━━ Provided data ━━

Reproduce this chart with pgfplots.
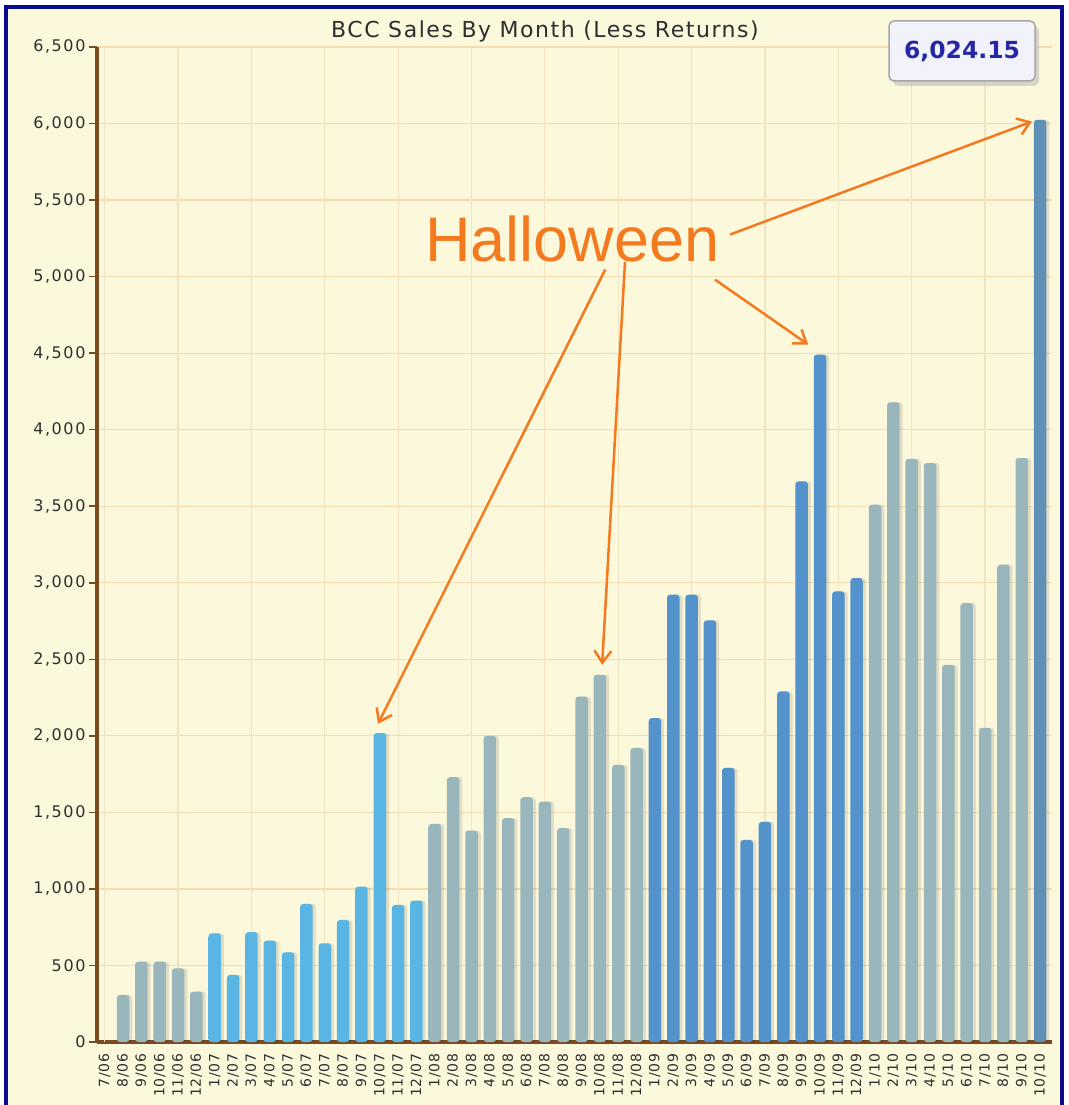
\documentclass[border=0pt]{standalone}
\usepackage{pgfplots}
\pgfplotsset{compat=1.18}
\usepackage{fontspec}
\setmainfont{DejaVu Sans}
\newfontfamily\arialfont{Liberation Sans}
\usetikzlibrary{arrows.meta,shadows,backgrounds}

\definecolor{cream}{HTML}{FBF8DC}
\definecolor{frameblue}{HTML}{0A0A8C}
\definecolor{axisbrown}{HTML}{7A4A22}
\definecolor{hgrid}{HTML}{F3DDB2}
\definecolor{vgrid}{HTML}{F1E4C2}
\definecolor{labelgray}{HTML}{2E2E2E}
\definecolor{halloween}{HTML}{F37A1F}
% bar colours: edge / centre of each cylinder
\definecolor{grayE}{HTML}{98B6BC}
\definecolor{grayC}{HTML}{C2D9DC}
\definecolor{skyE}{HTML}{58B5E4}
\definecolor{skyC}{HTML}{92D9F9}
\definecolor{blueE}{HTML}{5492CC}
\definecolor{blueC}{HTML}{84BBE8}
\definecolor{steelE}{HTML}{5F91B6}
\definecolor{steelC}{HTML}{8AB7D4}
\definecolor{boxfill}{HTML}{F2F2FB}
\definecolor{boxtext}{HTML}{2626A6}

\pgfplotsset{
  salesbar/.style n args={2}{ybar, bar width=12.5pt, draw=none,
    left color=#1, middle color=#2, right color=#1, rounded corners=3pt},
}

\begin{document}
\begin{tikzpicture}[x=1pt,y=1pt]
\begin{axis}[
  anchor=origin, scale only axis,
  width=955pt, height=995pt,
  xmin=-0.42, xmax=51.65, ymin=0, ymax=6500,
  axis x line*=bottom, axis y line*=left,
  axis line style={draw=axisbrown, line width=3.5pt, -},
  axis background/.style={fill=cream},
  clip=false,
  ytick={0,500,...,6500},
  ymajorgrids,
  major grid style={draw=hgrid, line width=1.2pt},
  scaled y ticks=false,
  tick align=outside, major tick length=8pt,
  ytick style={draw=axisbrown, line width=1.5pt},
  y tick label style={font=\fontsize{16}{16}\selectfont\addfontfeatures{LetterSpace=10}, color=labelgray,
    /pgf/number format/.cd, 1000 sep={,}, assume math mode=true},
  xtick={0,...,51},
  xticklabels={7/06,8/06,9/06,10/06,11/06,12/06,
    1/07,2/07,3/07,4/07,5/07,6/07,7/07,8/07,9/07,10/07,11/07,12/07,
    1/08,2/08,3/08,4/08,5/08,6/08,7/08,8/08,9/08,10/08,11/08,12/08,
    1/09,2/09,3/09,4/09,5/09,6/09,7/09,8/09,9/09,10/09,11/09,12/09,
    1/10,2/10,3/10,4/10,5/10,6/10,7/10,8/10,9/10,10/10},
  xtick style={draw=none},
  x tick label style={font=\fontsize{14}{14}\selectfont\addfontfeatures{LetterSpace=5}, rotate=90, anchor=east, color=labelgray},
  extra x ticks={0,4,...,48},
  extra x tick labels={},
  extra x tick style={grid=major, major grid style={draw=vgrid, line width=1.2pt},
    tick style={draw=axisbrown, line width=1.5pt}},
]
\coordinate (O) at (rel axis cs:0,0);

% soft shadow to the right of every bar
\addplot[ybar, bar width=12.5pt, bar shift=3pt, draw=none, fill=black, fill opacity=0.10, rounded corners=3pt]
  coordinates {(1,307) (2,525) (3,525) (4,481) (5,329)
  (6,710) (7,438) (8,717) (9,662) (10,586) (11,902) (12,645) (13,797) (14,1015) (15,2018) (16,895) (17,924)
  (18,1425) (19,1730) (20,1381) (21,2000) (22,1462) (23,1599) (24,1571) (25,1397) (26,2257) (27,2399) (28,1810) (29,1921)
  (30,2116) (31,2922) (32,2922) (33,2754) (34,1791) (35,1320) (36,1438) (37,2290) (38,3662) (39,4490) (40,2943) (41,3031)
  (42,3510) (43,4179) (44,3809) (45,3782) (46,2464) (47,2867) (48,2052) (49,3118) (50,3815) (51,6024.15)};

% 2006
\addplot[salesbar={grayE}{grayC}] coordinates {(1,307) (2,525) (3,525) (4,481) (5,329)};
% 2007
\addplot[salesbar={skyE}{skyC}] coordinates {(6,710) (7,438) (8,717) (9,662) (10,586) (11,902) (12,645) (13,797) (14,1015) (15,2018) (16,895) (17,924)};
% 2008
\addplot[salesbar={grayE}{grayC}] coordinates {(18,1425) (19,1730) (20,1381) (21,2000) (22,1462) (23,1599) (24,1571) (25,1397) (26,2257) (27,2399) (28,1810) (29,1921)};
% 2009
\addplot[salesbar={blueE}{blueC}] coordinates {(30,2116) (31,2922) (32,2922) (33,2754) (34,1791) (35,1320) (36,1438) (37,2290) (38,3662) (39,4490) (40,2943) (41,3031)};
% 2010
\addplot[salesbar={grayE}{grayC}] coordinates {(42,3510) (43,4179) (44,3809) (45,3782) (46,2464) (47,2867) (48,2052) (49,3118) (50,3815)};
% current month
\addplot[salesbar={steelE}{steelC}] coordinates {(51,6024.15)};

% Halloween callouts
\begin{scope}[halloween, line width=2.5pt, -{Straight Barb[length=12pt,width=17pt,line width=2.5pt]}]
  \draw (axis cs:27.29,5046) -- (axis cs:14.90,2078);
  \draw (axis cs:28.37,5098) -- (axis cs:27.12,2464);
  \draw (axis cs:33.28,4980) -- (axis cs:38.36,4556);
  \draw (axis cs:34.10,5275) -- (axis cs:50.56,6013);
\end{scope}
\end{axis}

% page furniture, laid out from the lower-left corner of the page
\pgfresetboundingbox
\begin{scope}[shift={(O)}, xshift=-97pt, yshift=-63pt]
  \path[use as bounding box] (0,0) rectangle (1068,1105);
  \begin{scope}[on background layer]
    \fill[white] (0,0) rectangle (1068,1105);
    \fill[cream] (6,0) rectangle (1062,1098);
  \end{scope}
  \draw[frameblue, line width=4pt] (6,-4) -- (6,1098) -- (1062,1098) -- (1062,-4);

  \node[anchor=base, font=\arialfont\fontsize{63}{63}\selectfont, text=halloween, inner sep=0pt]
    at (572.5,843) {Halloween};

  \node[font=\fontsize{22}{22}\selectfont\addfontfeatures{LetterSpace=7}, text=labelgray] at (545,1074)
    {BCC Sales By Month (Less Returns)};

  \node[draw=gray!70, line width=1.5pt, fill=boxfill, rounded corners=5pt,
    minimum width=146pt, minimum height=60pt,
    drop shadow={shadow xshift=4pt, shadow yshift=-5pt, fill=gray!60},
    font=\bfseries\fontsize{23.5}{23.5}\selectfont, text=boxtext] at (962,1054) {6,024.15};
\end{scope}
\end{tikzpicture}
\end{document}
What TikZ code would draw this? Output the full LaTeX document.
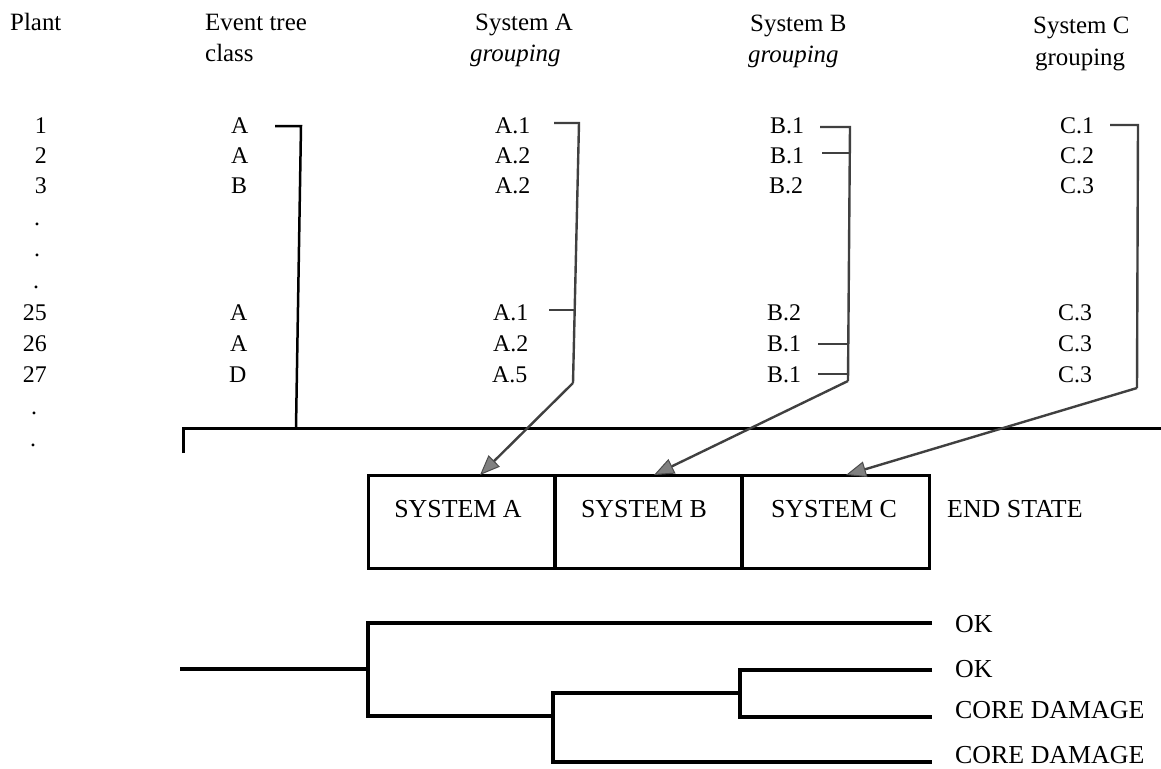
\documentclass[tikz,border=0pt]{standalone}
\usepackage{fontspec}
\setmainfont{Liberation Serif}
\usetikzlibrary{arrows.meta}
\begin{document}
\begin{tikzpicture}[x=1bp,y=-1bp,
  hd/.style={inner sep=0pt,anchor=base west,font=\fontsize{25}{29}\selectfont},
  num/.style={inner sep=0pt,anchor=base east,font=\fontsize{24}{28}\selectfont},
  cell/.style={inner sep=0pt,anchor=base west,font=\fontsize{24}{28}\selectfont},
  dotl/.style={inner sep=0pt,anchor=base,font=\fontsize{24}{28}\selectfont},
  sysbox/.style={draw,line width=3bp,minimum width=187bp,minimum height=93bp,inner sep=0pt},
  boxtxt/.style={inner sep=0pt,anchor=base,font=\fontsize{26}{30}\selectfont},
  endtxt/.style={inner sep=0pt,anchor=base west,font=\fontsize{26}{30}\selectfont},
  solidln/.style={line width=3bp,black},
  grp/.style={line width=2.4bp,black!75},
  grparrow/.style={grp,-{Triangle[length=20bp,width=16bp,fill=black!50,color=black!70,line width=1bp]}},
  treeln/.style={line width=3.2bp,black,line join=miter}]
\useasboundingbox (0,0) rectangle (1161,769);

% headers
\node[hd] (hplant) at (10,31) {Plant};
\node[hd] (hev1) at (205,31) {Event tree};
\node[hd] (hev2) at (205,62) {class};
\node[hd] (hsa1) at (475,31) {System A};
\node[hd] (hsa2) at (470,62) {\itshape grouping};
\node[hd] (hsb1) at (750,32) {System B};
\node[hd] (hsb2) at (748,63) {\itshape grouping};
\node[hd] (hsc1) at (1033,34) {System C};
\node[hd] (hsc2) at (1035,66) {grouping};

% plant numbers
\node[num] (p1) at (47,133) {1};
\node[num] (p2) at (47,163) {2};
\node[num] (p3) at (47,193) {3};
\node[dotl] (d1) at (37,225) {.};
\node[dotl] (d2) at (37,256) {.};
\node[dotl] (d3) at (36,288) {.};
\node[num] (p25) at (47,320) {25};
\node[num] (p26) at (47,351) {26};
\node[num] (p27) at (47,382) {27};
\node[dotl] (d4) at (34,414) {.};
\node[dotl] (d5) at (33,446) {.};

% event tree class
\node[cell] (c1) at (231,133) {A};
\node[cell] (c2) at (231,163) {A};
\node[cell] (c3) at (231,193) {B};
\node[cell] (c25) at (230,320) {A};
\node[cell] (c26) at (230,351) {A};
\node[cell] (c27) at (229,382) {D};

% system A grouping
\node[cell] (a1) at (495,133) {A.1};
\node[cell] (a2) at (495,163) {A.2};
\node[cell] (a3) at (495,193) {A.2};
\node[cell] (a25) at (493,320) {A.1};
\node[cell] (a26) at (493,351) {A.2};
\node[cell] (a27) at (492,382) {A.5};

% system B grouping
\node[cell] (b1) at (770,133) {B.1};
\node[cell] (b2) at (770,163) {B.1};
\node[cell] (b3) at (769,193) {B.2};
\node[cell] (b25) at (767,320) {B.2};
\node[cell] (b26) at (767,351) {B.1};
\node[cell] (b27) at (767,382) {B.1};

% system C grouping
\node[cell] (cc1) at (1060,133) {C.1};
\node[cell] (cc2) at (1060,163) {C.2};
\node[cell] (cc3) at (1060,193) {C.3};
\node[cell] (cc25) at (1058,320) {C.3};
\node[cell] (cc26) at (1058,351) {C.3};
\node[cell] (cc27) at (1058,382) {C.3};

% bus line
\coordinate (bus0) at (183,453);
\coordinate (bus1) at (183,428);
\coordinate (bus2) at (1161,428);
\draw[solidln,line join=miter] (bus0) -- (bus1) -- (bus2);

% event tree class bracket
\coordinate (ka0) at (275,126);
\coordinate (ka1) at (301,126);
\coordinate (ka2) at (296,428);
\draw[solidln,line width=2.5bp] (ka0) -- (ka1) -- (ka2);

% boxes
\node[sysbox] (sa) at (461.5,521.5) {};
\node[sysbox] (sb) at (648,521.5) {};
\node[sysbox] (sc) at (835.5,521.5) {};
\node[boxtxt] (lsa) at (458,517) {SYSTEM A};
\node[boxtxt] (lsb) at (644,517) {SYSTEM B};
\node[boxtxt] (lsc) at (834,517) {SYSTEM C};
\node[endtxt] (lend) at (947,517) {END STATE};

% arrow targets on box tops
\coordinate (ta) at (480,475);
\coordinate (tb) at (654,475);
\coordinate (tc) at (846,475);

% system A bracket
\coordinate (ga0) at (554,123);
\coordinate (ga1) at (579,123);
\coordinate (ga2) at (573,383);
\coordinate (ga3) at (549,310);
\coordinate (ga4) at (575,310);
\draw[grp] (ga0) -- (ga1) -- (ga2);
\draw[grp] (ga3) -- (ga4);
\draw[grparrow] (ga2) -- (ta);

% system B bracket
\coordinate (gb0) at (820,127);
\coordinate (gb1) at (850,127);
\coordinate (gb2) at (848,381);
\coordinate (gb3) at (822,153);
\coordinate (gb4) at (850,153);
\coordinate (gb5) at (818,344);
\coordinate (gb6) at (848,344);
\coordinate (gb7) at (818,374);
\coordinate (gb8) at (848,374);
\draw[grp] (gb0) -- (gb1) -- (gb2);
\draw[grp] (gb3) -- (gb4);
\draw[grp] (gb5) -- (gb6);
\draw[grp] (gb7) -- (gb8);
\draw[grparrow] (gb2) -- (tb);

% system C bracket
\coordinate (gc0) at (1110,125);
\coordinate (gc1) at (1138,125);
\coordinate (gc2) at (1137,388);
\draw[grp] (gc0) -- (gc1) -- (gc2);
\draw[grparrow] (gc2) -- (tc);

% event tree
\node[endtxt] (ok1) at (955,632) {OK};
\node[endtxt] (ok2) at (955,677) {OK};
\node[endtxt] (cd1) at (955,718) {CORE DAMAGE};
\node[endtxt] (cd2) at (955,763) {CORE DAMAGE};
\coordinate (root) at (180,669);
\coordinate (s1) at (368,669);
\coordinate (s1t) at (368,623);
\coordinate (s1b) at (368,716);
\coordinate (s2) at (553,716);
\coordinate (s2t) at (553,693);
\coordinate (s2b) at (553,762);
\coordinate (s3) at (740,693);
\coordinate (s3t) at (740,670);
\coordinate (s3b) at (740,717);
\coordinate (e1) at (932,623);
\coordinate (e2) at (932,670);
\coordinate (e3) at (932,717);
\coordinate (e4) at (932,762);
\draw[treeln] (root) -- (s1);
\draw[treeln] (e1) -- (s1t) -- (s1b) -- (s2);
\draw[treeln] (s3) -- (s2t) -- (s2b) -- (e4);
\draw[treeln] (e2) -- (s3t) -- (s3b) -- (e3);
\end{tikzpicture}
\end{document}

━━━

* What is expected
Without the pictures, write out exactly the lines from the one that has "What TikZ code" down to the one that has "(0,0) rectangle (1161,769);", both included.

* Response to the task
What TikZ code would draw this? Output the full LaTeX document.
\documentclass[tikz,border=0pt]{standalone}
\usepackage{fontspec}
\setmainfont{Liberation Serif}
\usetikzlibrary{arrows.meta}
\begin{document}
\begin{tikzpicture}[x=1bp,y=-1bp,
  hd/.style={inner sep=0pt,anchor=base west,font=\fontsize{25}{29}\selectfont},
  num/.style={inner sep=0pt,anchor=base east,font=\fontsize{24}{28}\selectfont},
  cell/.style={inner sep=0pt,anchor=base west,font=\fontsize{24}{28}\selectfont},
  dotl/.style={inner sep=0pt,anchor=base,font=\fontsize{24}{28}\selectfont},
  sysbox/.style={draw,line width=3bp,minimum width=187bp,minimum height=93bp,inner sep=0pt},
  boxtxt/.style={inner sep=0pt,anchor=base,font=\fontsize{26}{30}\selectfont},
  endtxt/.style={inner sep=0pt,anchor=base west,font=\fontsize{26}{30}\selectfont},
  solidln/.style={line width=3bp,black},
  grp/.style={line width=2.4bp,black!75},
  grparrow/.style={grp,-{Triangle[length=20bp,width=16bp,fill=black!50,color=black!70,line width=1bp]}},
  treeln/.style={line width=3.2bp,black,line join=miter}]
\useasboundingbox (0,0) rectangle (1161,769);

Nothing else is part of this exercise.